[JOB]: Retype, exactly as they stand, the lines from the start of the data to the line that contains "plt.rcParams['font.family'] = ['Lato', 'DejaVu", both ends included. Leave the pictures out.

[INFORMATION SHOWN]:

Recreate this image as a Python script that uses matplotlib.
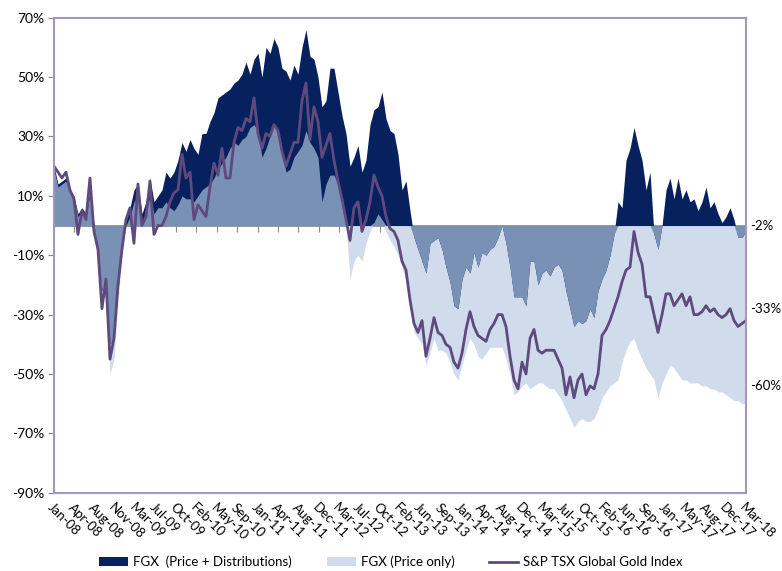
import matplotlib.pyplot as plt
import numpy as np
from matplotlib.lines import Line2D
from matplotlib.patches import Patch
from matplotlib.ticker import FuncFormatter

plt.rcParams['font.family'] = ['Lato', 'DejaVu Sans']

# category labels shown along the x axis (evenly spaced, Excel style)
tick_labels = [
    'Jan-08', 'Apr-08', 'Aug-08', 'Nov-08', 'Mar-09', 'Jul-09', 'Oct-09',
    'Feb-10', 'May-10', 'Sep-10', 'Jan-11', 'Apr-11', 'Aug-11', 'Dec-11',
    'Mar-12', 'Jul-12', 'Oct-12', 'Feb-13', 'Jun-13', 'Sep-13', 'Jan-14',
    'Apr-14', 'Aug-14', 'Dec-14', 'Mar-15', 'Jul-15', 'Oct-15', 'Feb-16',
    'Jun-16', 'Sep-16', 'Jan-17', 'May-17', 'Aug-17', 'Dec-17', 'Mar-18',
]

# cumulative return (%), Jan-08 .. Mar-18
gold_index = [
    20, 18, 16, 18, 12, 9, -3, 5, 2, 16,
    -2, -8, -28, -18, -45, -38, -20, -8, 2, 6,
    -6, 14, 0, 3, 15, -3, 0, 0, 3, 8,
    11, 12, 24, 16, 18, 2, 7, 5, 3, 13,
    21, 17, 26, 16, 16, 28, 33, 32, 36, 35,
    43, 31, 26, 31, 30, 34, 32, 25, 20, 24,
    28, 28, 42, 48, 29, 40, 35, 23, 27, 31,
    22, 15, 9, 2, -5, 6, 8, -2, 2, 8,
    17, 13, 10, 3, -1, -2, -5, -12, -15, -25,
    -33, -36, -32, -44, -38, -31, -36, -37, -40, -41,
    -46, -48, -43, -35, -29, -34, -37, -38, -39, -35,
    -33, -30, -30, -34, -44, -52, -55, -46, -50, -38,
    -35, -42, -43, -42, -42, -42, -45, -48, -57, -51,
    -58, -52, -50, -57, -54, -55, -50, -37, -35, -32,
    -28, -24, -19, -15, -14, -2, -9, -13, -24, -24,
    -30, -36, -30, -23, -23, -27, -25, -23, -27, -24,
    -30, -30, -29, -27, -29, -28, -30, -31, -30, -28,
    -32, -34, -33, -32,
]

fgx_price_dist = [
    20, 14, 15, 16, 12, 10, 4, 6, 4, 12,
    0, -8, -22, -20, -40, -38, -22, -8, 2, 6,
    12, 14, 4, 8, 16, 8, 10, 12, 18, 16,
    18, 22, 28, 25, 29, 26, 24, 31, 31, 35,
    38, 43, 44, 45, 46, 48, 49, 51, 55, 51,
    56, 58, 50, 60, 58, 63, 60, 53, 52, 49,
    54, 51, 60, 66, 57, 56, 50, 40, 42, 53,
    53, 45, 37, 31, 20, 23, 27, 18, 22, 34,
    39, 40, 45, 36, 32, 31, 24, 12, 15, 5,
    -4, -8, -12, -16, -6, -5, -4, -8, -14, -19,
    -27, -28, -18, -14, -16, -9, -14, -9, -10, -8,
    -7, -4, 0, -6, -14, -24, -24, -24, -27, -12,
    -12, -20, -16, -15, -17, -14, -13, -15, -22, -28,
    -34, -32, -33, -32, -28, -31, -22, -18, -15, -10,
    -3, 8, 6, 22, 26, 33, 27, 22, 12, 18,
    -3, -8, 0, 12, 16, 9, 16, 9, 12, 8,
    9, 5, 8, 13, 6, 8, 4, 1, 3, 6,
    2, -4, -4, -2,
]

fgx_price_only = [
    19, 13, 14, 15, 11, 9, 3, 5, 3, 11,
    -1, -10, -25, -24, -50, -45, -26, -10, 0, 3,
    8, 10, 1, 4, 10, 4, 6, 6, 8, 6,
    5, 7, 10, 9, 9, 8, 10, 12, 13, 14,
    16, 19, 21, 23, 26, 28, 27, 29, 30, 33,
    34, 32, 23, 26, 30, 34, 32, 25, 18, 19,
    23, 25, 27, 32, 28, 26, 23, 8, 14, 17,
    17, 14, 8, 0, -18, -12, -10, -12, -6, -2,
    1, 4, 2, -2, -5, -7, -10, -14, -19, -28,
    -36, -38, -40, -47, -43, -38, -42, -42, -43, -46,
    -50, -52, -47, -42, -38, -40, -44, -45, -43, -41,
    -41, -41, -41, -45, -50, -57, -56, -54, -53, -55,
    -54, -53, -53, -54, -55, -55, -57, -59, -62, -65,
    -68, -66, -65, -66, -66, -65, -62, -58, -56, -54,
    -53, -52, -46, -42, -39, -38, -42, -45, -48, -50,
    -52, -58, -53, -50, -47, -48, -50, -52, -52, -53,
    -53, -53, -54, -54, -55, -55, -56, -56, -57, -58,
    -59, -59, -60, -60,
]

# labels printed at the right end of each series
end_labels = ['-2%', '-33%', '-60%']

NAVY = '#07215f'
LIGHT = '#d0dcec'
MID = '#7891b5'
PURPLE = '#5f4a7e'
FRAME = '#a497bb'
GREY = '#8a8a8a'

pdist = np.array(fgx_price_dist, dtype=float)
ponly = np.array(fgx_price_only, dtype=float)
gold = np.array(gold_index, dtype=float)
x = np.arange(len(pdist))

# where both FGX series sit on the same side of zero the two fills overlap
same_side = np.sign(pdist) == np.sign(ponly)
overlap = np.where(same_side, np.sign(pdist) * np.minimum(np.abs(pdist), np.abs(ponly)), 0)

fig = plt.figure(figsize=(7.82, 5.71), dpi=100)
ax = fig.add_axes([0.069, 0.137, 0.885, 0.832])

ax.fill_between(x, 0, ponly, color=LIGHT, lw=0)
ax.fill_between(x, 0, pdist, color=NAVY, lw=0)
ax.fill_between(x, 0, overlap, color=MID, lw=0)
ax.plot(x, gold, color=PURPLE, lw=2.0)

ax.set_xlim(0, len(x) - 1)
ax.set_ylim(-90, 70)
ax.set_yticks(np.arange(-90, 71, 20))
ax.yaxis.set_major_formatter(FuncFormatter(lambda v, _: f'{v:.0f}%'))
ax.tick_params(axis='y', length=4, color=GREY, labelsize=10, pad=3)

tick_pos = np.linspace(0, len(x) - 1, len(tick_labels))
ax.set_xticks(tick_pos)
ax.set_xticklabels(tick_labels, rotation=-45, ha='left', va='top',
                   rotation_mode='anchor', fontsize=9.5)
ax.tick_params(axis='x', length=0, pad=6)

for side in ['left', 'right', 'top', 'bottom']:
    ax.spines[side].set_color(FRAME)
    ax.spines[side].set_linewidth(1.5)

# horizontal category axis crossing at zero
zero_axis = ax.secondary_xaxis(90 / 160)
zero_axis.set_alignment('bottom')
zero_axis.set_xticks(tick_pos)
zero_axis.tick_params(length=4, color=GREY, labelbottom=False, labeltop=False)
zero_axis.spines['bottom'].set_color(GREY)
zero_axis.spines['bottom'].set_linewidth(1.2)

for text, series, dy in zip(end_labels, [pdist, gold, ponly], [4, 8, 13]):
    ax.annotate(text, xy=(x[-1], series[-1]), xytext=(3, dy),
                textcoords='offset points', va='center', ha='left',
                fontsize=9.5, annotation_clip=False)

handles = [
    Patch(facecolor=NAVY, edgecolor='none'),
    Patch(facecolor=LIGHT, edgecolor='none'),
    Line2D([0], [0], color=PURPLE, lw=2),
]
labels = ['FGX  (Price + Distributions)', 'FGX (Price only)', 'S&P TSX Global Gold Index']
fig.legend(handles, labels, loc='center', bbox_to_anchor=(0.5, 0.016), ncol=3,
           frameon=False, fontsize=9.5, handlelength=2.2, columnspacing=2.6,
           handletextpad=0.4)

fig.savefig('out.png', dpi=100)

[EXERCISE OUTPUT]:
Recreate this image as a Python script that uses matplotlib.
import matplotlib.pyplot as plt
import numpy as np
from matplotlib.lines import Line2D
from matplotlib.patches import Patch
from matplotlib.ticker import FuncFormatter

plt.rcParams['font.family'] = ['Lato', 'DejaVu Sans']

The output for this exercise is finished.